- Alvarado ISD's location in the DFW Metroplex.

Location
- 110 N Bill Jackson Dr. Alvarado, TexasESC Region 11 USA
- Coordinates: 32°24′25″N 97°13′15″W﻿ / ﻿32.40694°N 97.22083°W

District information
- Type: Independent school district
- Grades: Pre-K through 12
- Superintendent: Kenneth Estes
- Schools: 8 (2009-10)
- NCES District ID: 4800011

Students and staff
- Students: 3,516 (2010-11)
- Teachers: 205.49 (2009-10) (on full-time equivalent (FTE) basis)
- Student–teacher ratio: 16.56 (2009-10)
- Athletic conference: UIL Class 4A Football & Basketball
- District mascot: Indians
- Colors: Purple, Gold, White

Other information
- TEA District Accountability Rating for 2011-12: Academically Acceptable
- Website: Alvarado ISD

= Alvarado Independent School District =

School district in Texas

The Alvarado Independent School District is a public school district based in Alvarado, Texas, United States. In addition to Alvarado, the district also serves the unincorporated community of Lillian. The district operates one high school, Alvarado High School.

==History==
The Lillian Independent School District consolidated into Alvarado ISD on July 1, 1986.

==Finances==
As of the 2010–11 school year, the appraised valuation of property in the district was $1,536,036,000. The maintenance tax rate was $0.104 and the bond tax rate was $0.028 per $100 of appraised valuation.

==Academic achievement==
In 2011, the school district was rated "academically acceptable" by the Texas Education Agency. Forty-nine percent of districts in Texas in 2011 received the same rating.
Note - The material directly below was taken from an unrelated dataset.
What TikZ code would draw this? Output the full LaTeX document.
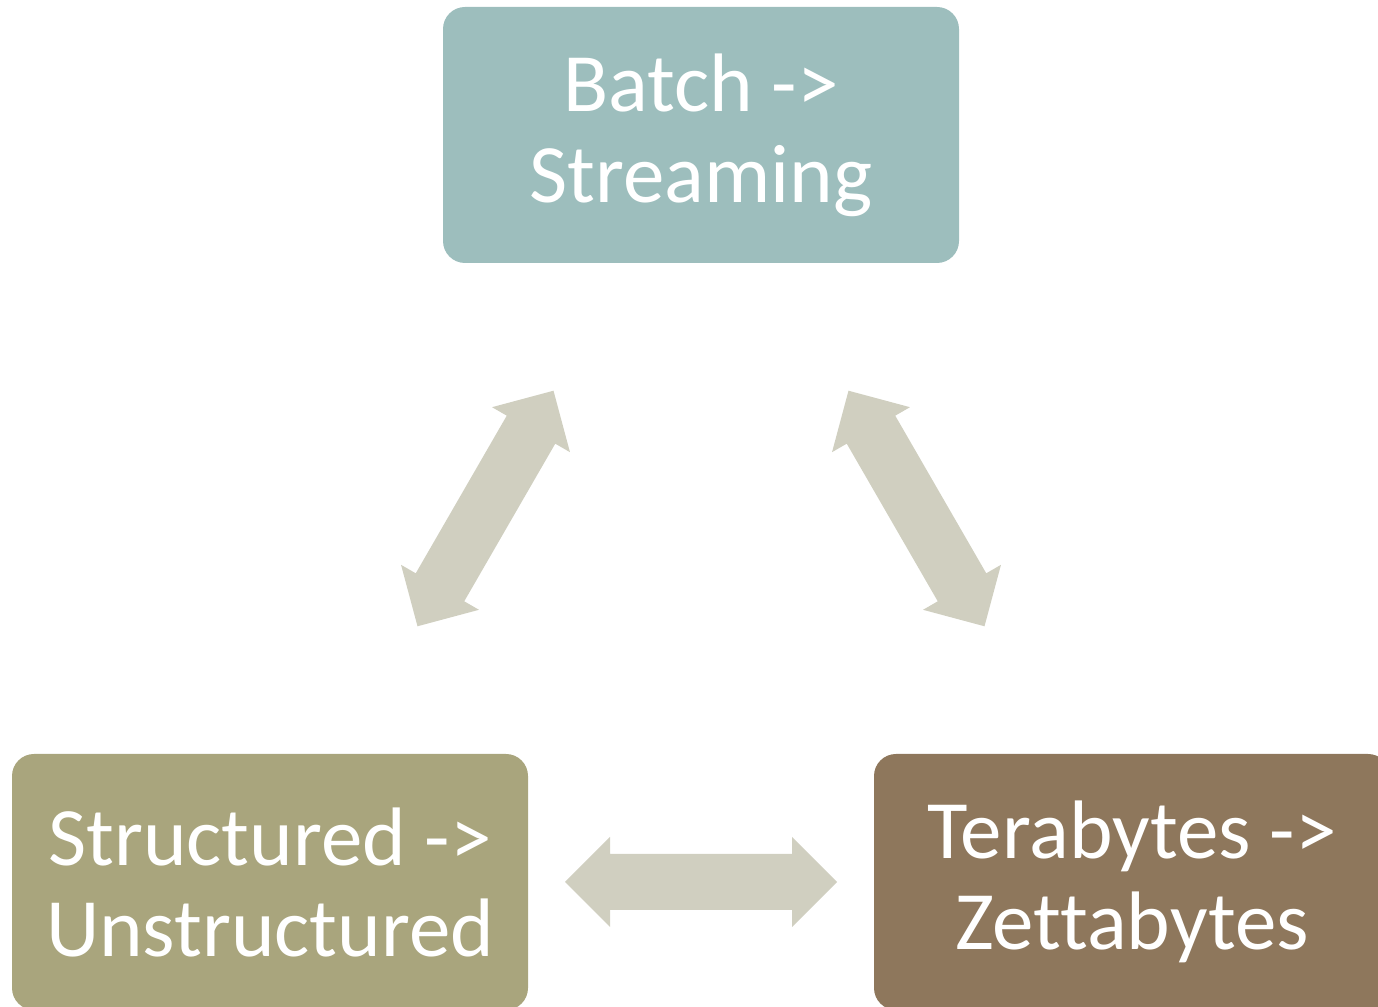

No state accountability ratings will be given to districts in 2012. A school district in Texas can receive one of four possible rankings from the Texas Education Agency: Exemplary (the highest possible ranking), Recognized, Academically Acceptable, and Academically Unacceptable (the lowest possible ranking).

Historical district TEA accountability ratings
- 2011: Academically Acceptable
- 2010: Academically Acceptable
- 2009: Academically Acceptable
- 2008: Academically Acceptable
- 2007: Academically Acceptable
- 2006: Academically Acceptable
- 2005: Academically Acceptable
- 2004: Academically Acceptable

==Schools==
In the 2011-2012 school year, the district had students in nine schools.
- Regular instructional
- Alvarado High School (Grades 9-12)
- Alvarado Junior High School (Grades 6-8)
- Alvarado Elementary North (Grades PK-5)
- Alvarado Elementary South (Grades PK-5)
- Lillian Elementary School (Grades PK-5)
- Alternative instructional
- Alvarado ISD Accelerated Education (Grades 9-12)
- JJAEP instructional
- Juvenile Justice Alternative (Grades 6-12)
- DAEP instructional
- Alternative Learning Center (Grades 6-12)

==Special programs==

===Athletics===
Alvarado High School participates in the boys sports of baseball, basketball, football, soccer, track, cross country, and wrestling. The school participates in the girls sports of basketball, soccer, softball, track, cross country, and volleyball. For the 2016 through 2017 school years, Alvarado High School will play football in UIL Class 4A.